SYNTHETIC CANNABIS KILLS ANOTHER MAN IN NORTH QUEENSLAND AUSTRALIA
Posted on January 14, 2015 | By Henry | Leave a response
IS THIS A CASE TO USE THE REAL THING?
UPDATE: A second man, 41, has died in what police believe is a case of poisoning from synthetic cannabis.
Earlier today police announced that a 33-year-old man had died in Mackay yesterday and that other people were in hospital.
Detective Acting Inspector Sam Bliss said police were investigating the circumstances surrounding the deaths.
Queensland Police and health officials are concerned that the sudden deaths follows a spate of recent incidents in the area with possible links to the use of synthetic cannabis.
In a statement, Detective Acting Inspector Bliss warned that while these materials are readily available online and in suburban shops, they’re neither legal nor safe.
“The chemical compounds found in these drugs are dangerous and are not herbal or natural alternatives to ‘real drugs’. They contain synthetic compounds which are toxic and extremely dangerous,” she said.
Dr David Farlow of the Mackay Base Hospital confirmed they have seen an increase in admissions surrounding synthetic drug use at the hospital.
“People need to be cautious about consuming these products where the ingredients are unknown,” Dr Farlow said.
“These drugs pose a major risk to an individual’s physical and mental health and the community.”
In August last year a Sunday-Mail special investigation confirmed at least six recent cases in North Queensland alone were under investigation by the Queensland Coroner – part of a lucrative illicit black market trade of synthetic drugs throughout the state.

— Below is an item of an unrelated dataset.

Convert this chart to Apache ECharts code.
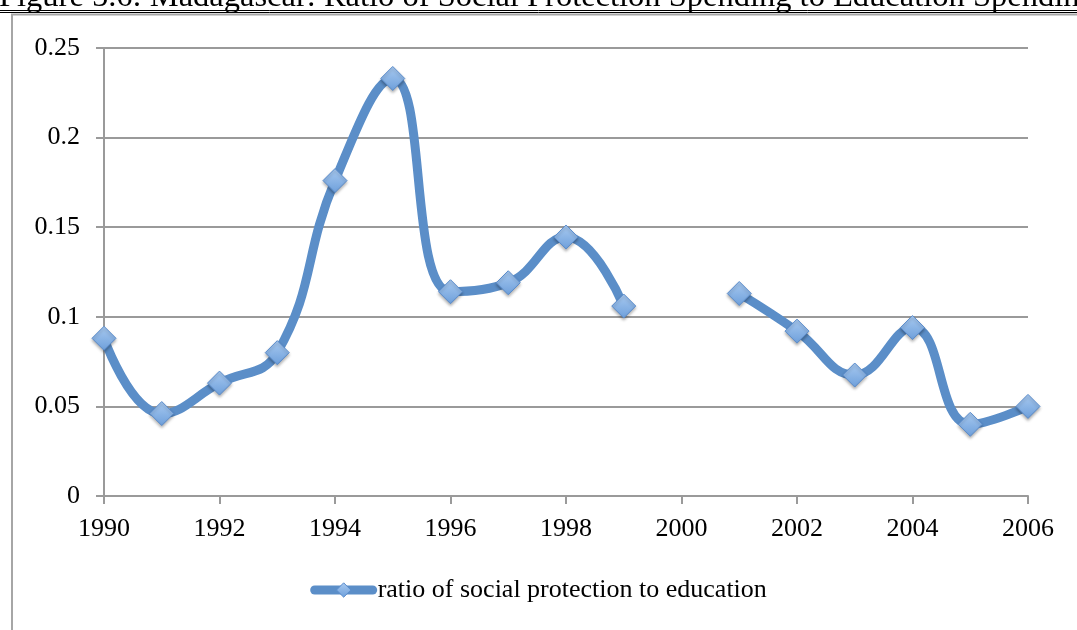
<!DOCTYPE html>
<html>
<head>
<meta charset="utf-8">
<script src="https://cdn.jsdelivr.net/npm/echarts@6/dist/echarts.min.js"></script>
<style>
  html, body { margin: 0; padding: 0; background: #fff; }
  #chart { width: 1077px; height: 630px; }
</style>
</head>
<body>
<div id="chart"></div>
<script>
// Ratio of social protection spending to education spending, Madagascar
const years = [1990, 1991, 1992, 1993, 1994, 1995, 1996, 1997, 1998, 1999, 2000, 2001, 2002, 2003, 2004, 2005, 2006];
const ratio = [0.088, 0.046, 0.063, 0.080, 0.176, 0.233, 0.114, 0.119, 0.1445, 0.106, null, 0.113, 0.092, 0.0675, 0.094, 0.040, 0.050];
const seriesName = 'ratio of social protection to education';
const figureTitle = 'Figure 5.6: Madagascar: Ratio of Social Protection Spending to Education Spending';

const serif = '"Liberation Serif", "DejaVu Serif", serif';
const lineColor = '#5B8EC8';
const gridColor = '#9a9a9a';

const points = years.map((y, i) => [y, ratio[i]]);

const chart = echarts.init(document.getElementById('chart'));
chart.setOption({
  animation: false,
  backgroundColor: '#fff',
  graphic: [
    { type: 'text', left: -1, top: -19, style: { text: figureTitle, font: '32.5px ' + serif, fill: '#000' } },
    { type: 'line', shape: { x1: 0, y1: 10.5, x2: 1077, y2: 10.5 }, style: { stroke: '#000', lineWidth: 1 } },
    { type: 'line', shape: { x1: 0, y1: 12.5, x2: 1077, y2: 12.5 }, style: { stroke: '#000', lineWidth: 1 } },
    { type: 'rect', shape: { x: 12, y: 14.5, width: 1200, height: 700 }, style: { fill: 'none', stroke: '#a6a6a6', lineWidth: 2 } }
  ],
  grid: { left: 104, right: 49, top: 48, bottom: 134, containLabel: false },
  xAxis: {
    type: 'value', min: 1990, max: 2006, interval: 2,
    axisLine: { show: true, lineStyle: { color: gridColor, width: 2 } },
    axisTick: { show: true, length: 8, lineStyle: { color: gridColor, width: 2 } },
    splitLine: { show: false },
    axisLabel: { color: '#000', fontSize: 26, fontFamily: serif, margin: 20, formatter: v => String(v) }
  },
  yAxis: {
    type: 'value', min: 0, max: 0.25, interval: 0.05,
    axisLine: { show: true, lineStyle: { color: gridColor, width: 2 } },
    axisTick: { show: true, length: 8, lineStyle: { color: gridColor, width: 2 } },
    splitLine: { show: true, lineStyle: { color: gridColor, width: 2 } },
    axisLabel: { color: '#000', fontSize: 26, fontFamily: serif, margin: 24, formatter: v => String(+v.toFixed(2)) }
  },
  legend: {
    bottom: 22, left: 'center',
    itemWidth: 58, itemHeight: 18, itemGap: 4,
    lineStyle: { width: 9, cap: 'round' },
    itemStyle: { borderWidth: 1 },
    textStyle: { color: '#000', fontSize: 26, fontFamily: serif },
    data: [seriesName]
  },
  series: [{
    name: seriesName,
    type: 'line',
    data: points,
    smooth: 0.45,
    connectNulls: false,
    lineStyle: { color: lineColor, width: 9, cap: 'round' },
    symbol: 'diamond',
    symbolSize: 24,
    itemStyle: {
      color: new echarts.graphic.LinearGradient(0, 0, 0, 1, [
        { offset: 0, color: '#a9caf0' },
        { offset: 1, color: '#6d9fdb' }
      ]),
      borderColor: '#5a8ccc',
      borderWidth: 1,
      shadowColor: 'rgba(0,0,0,0.3)', shadowBlur: 3, shadowOffsetY: 2
    },
    z: 3
  }]
});
</script>
</body>
</html>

Inspector Bliss, Dr Farlow and Jayney Shearman, Senior Operations Manager at the Queensland Ambulance Service, will address media in Mackay at 1.30pm.
In November last year Mackay Base Hospital emergency doctors warned they were continuing to see people “acutely unwell” after using the drugs.
It came after doctors treated seven people using synthetic cannabis in a week, including two who were placed in intensive care.
Milder symptoms included nausea, vomiting and high blood pressure.
“Others have been aggressive and acutely disturbed with psychotic symptoms,” Director of Emergency Dr Pieter Nel said at the time.
Patients had also continued to be admitted to the impatient mental health unit after using synthetic cannabis.